While these rights are an endowment of the Creator, governments have been “instituted among Men” to “secure these rights.” It becomes a moral obligation of the Justices to insure that life and liberty are protected. The Constitution, however, is not the source of that morality. Morality comes from the outside. The people draw it down from heaven itself. A self-styled moral autonomy was the last thing our Founders wanted. John Adams said it best:

We have no government armed with power capable of contending with human passions unbridled by morality and religion. Avarice, ambition, revenge or gallantry would break the strongest cords of our Constitution as a whale goes through a net. Our Constitution is designed only for a moral and religious people. It is wholly inadequate for any other.[1]

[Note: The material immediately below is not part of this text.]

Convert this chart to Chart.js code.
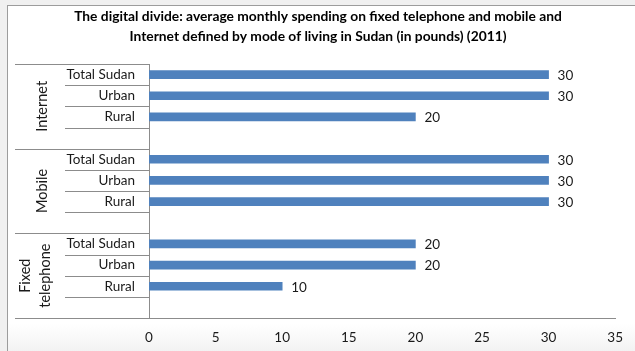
<!DOCTYPE html>
<html>
<head>
<meta charset="utf-8">
<script src="https://cdn.jsdelivr.net/npm/chart.js@4/dist/chart.umd.min.js"></script>
<style>
  html, body { margin: 0; padding: 0; background: #f0f0f0; }
  #wrap { position: relative; width: 635px; height: 351px; overflow: hidden; }
  #frame {
    position: absolute; left: 7px; top: 5px; right: 0; bottom: 0;
    border-left: 1px solid #9c9c9c; border-top: 1px solid #9c9c9c;
    background: linear-gradient(to bottom, #ffffff 0px, #ffffff 318px, #f2f2f2 346px);
  }
  canvas { position: absolute; left: 0; top: 0; }
</style>
</head>
<body>
<div id="wrap">
  <div id="frame"></div>
  <canvas id="chart" width="635" height="351"></canvas>
</div>
<script>
// Spending categories (top to bottom) and the place breakdown inside each
const groups = ['Internet', 'Mobile', ['Fixed', 'telephone']];
const places = ['Total Sudan', 'Urban', 'Rural'];

// Average monthly spending, pounds (order follows `places`)
const internet = [30, 30, 20];
const mobile = [30, 30, 30];
const fixedPhone = [20, 20, 10];

// Value axis
const xMin = 0;
const xMax = 35;
const xStep = 5;

const titleLines = [
  'The digital divide: average monthly spending on fixed telephone and mobile and',
  'Internet defined by mode of living in Sudan (in pounds) (2011)'
];

// Each group gets its places plus one empty spacer row
const groupValues = [internet, mobile, fixedPhone];
const rowLabels = [];
const rowValues = [];
groupValues.forEach(vals => {
  places.forEach((p, i) => { rowLabels.push(p); rowValues.push(vals[i]); });
  rowLabels.push('');
  rowValues.push(null);
});
const rowsPerGroup = places.length + 1;

const FONT = "Lato, sans-serif";
const LINE = '#8c8c8c';
const TEXT = '#1a1a1a';

// Two-line title, centred over the framed panel
const panelTitle = {
  id: 'panelTitle',
  afterDraw(chart) {
    const ctx = chart.ctx;
    ctx.save();
    ctx.font = "bold 13.8px " + FONT;
    ctx.fillStyle = '#000';
    ctx.textAlign = 'center';
    ctx.textBaseline = 'middle';
    titleLines.forEach((t, i) => ctx.fillText(t, 318, 17 + i * 20));
    ctx.restore();
  }
};

// Value labels at the end of each bar
const valueLabels = {
  id: 'valueLabels',
  afterDatasetsDraw(chart) {
    const ctx = chart.ctx;
    const meta = chart.getDatasetMeta(0);
    ctx.save();
    ctx.font = "13.5px " + FONT;
    ctx.fillStyle = TEXT;
    ctx.textAlign = 'left';
    ctx.textBaseline = 'middle';
    meta.data.forEach((bar, i) => {
      const v = rowValues[i];
      if (v === null) return;
      ctx.fillText(String(v), bar.x + 9, bar.y + 1);
    });
    ctx.restore();
  }
};

// Multi-level category axis: row dividers, group dividers and rotated group names
const groupAxis = {
  id: 'groupAxis',
  afterDraw(chart) {
    const ctx = chart.ctx;
    const y = chart.scales.y;
    const area = chart.chartArea;
    const n = rowLabels.length;
    const edge = i => i === 0 ? area.top : (i === n ? area.bottom
      : (y.getPixelForValue(i - 1) + y.getPixelForValue(i)) / 2);
    ctx.save();
    ctx.strokeStyle = LINE;
    ctx.lineWidth = 1;
    for (let i = 0; i <= n; i++) {
      const py = Math.round(edge(i)) + 0.5;
      const isGroupEdge = i % rowsPerGroup === 0;
      ctx.beginPath();
      ctx.moveTo(isGroupEdge ? 15 : 65, py);
      ctx.lineTo(area.left, py);
      ctx.stroke();
    }
    ctx.fillStyle = TEXT;
    ctx.font = "14.5px " + FONT;
    ctx.textAlign = 'center';
    ctx.textBaseline = 'middle';
    groups.forEach((g, gi) => {
      const top = edge(gi * rowsPerGroup);
      const bottom = edge((gi + 1) * rowsPerGroup);
      const cy = (top + bottom) / 2;
      const lines = Array.isArray(g) ? g : [g];
      const lh = 20;
      ctx.save();
      ctx.translate(lines.length > 1 ? 35 : 42, cy);
      ctx.rotate(-Math.PI / 2);
      lines.forEach((t, li) => {
        ctx.fillText(t, 0, (li - (lines.length - 1) / 2) * lh);
      });
      ctx.restore();
    });
    ctx.restore();
  }
};

new Chart(document.getElementById('chart'), {
  type: 'bar',
  data: {
    labels: rowLabels,
    datasets: [{
      data: rowValues,
      backgroundColor: '#4f81bd',
      borderWidth: 0,
      barThickness: 8
    }]
  },
  options: {
    indexAxis: 'y',
    responsive: false,
    animation: false,
    devicePixelRatio: 1,
    layout: { padding: { left: 0, right: 18, top: 64, bottom: 0 } },
    plugins: {
      legend: { display: false },
      tooltip: { enabled: false },
      title: { display: false }
    },
    scales: {
      x: {
        min: xMin,
        max: xMax,
        ticks: {
          stepSize: xStep,
          color: TEXT,
          font: { family: FONT, size: 13.5 },
          padding: 12
        },
        grid: { display: false, drawTicks: false },
        border: { display: true, color: LINE },
        afterFit(s) { s.height = 33; }
      },
      y: {
        ticks: {
          color: TEXT,
          font: { family: FONT, size: 13.5 },
          padding: 14,
          autoSkip: false
        },
        grid: { display: false, drawTicks: false },
        border: { display: true, color: LINE },
        afterFit(s) { s.width = 149; }
      }
    }
  },
  plugins: [valueLabels, groupAxis, panelTitle]
});
</script>
</body>
</html>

Over the years, the same court that plowed the bloody path of abortion in 1973 created a culture where “human passions” became the basis of decision making. Today there is little talk of morality unless it is to denounce anyone who seeks to impose it on people.[2] And when the word religion is used, it’s usually to ridicule and condemn it. We’ve sown the wind, and we are reaping the whirlwind.

Footnotes:
[1]
. John Adams, “To the Officers of the First Brigade of the Third Division of the Militia of Massachusetts” (October 11, 1798). The Works of John Adams, Second President of the United States; With A Life of the Author Notes and Illustrations of his Grandson Charles Francis Adams (Freeport, NY: Books For Libraries Press, [1850–1856] 1969), 9:228–229. [2]. Of course, secularists are quite willing to impose their version of morality on everyone and make us pay for it.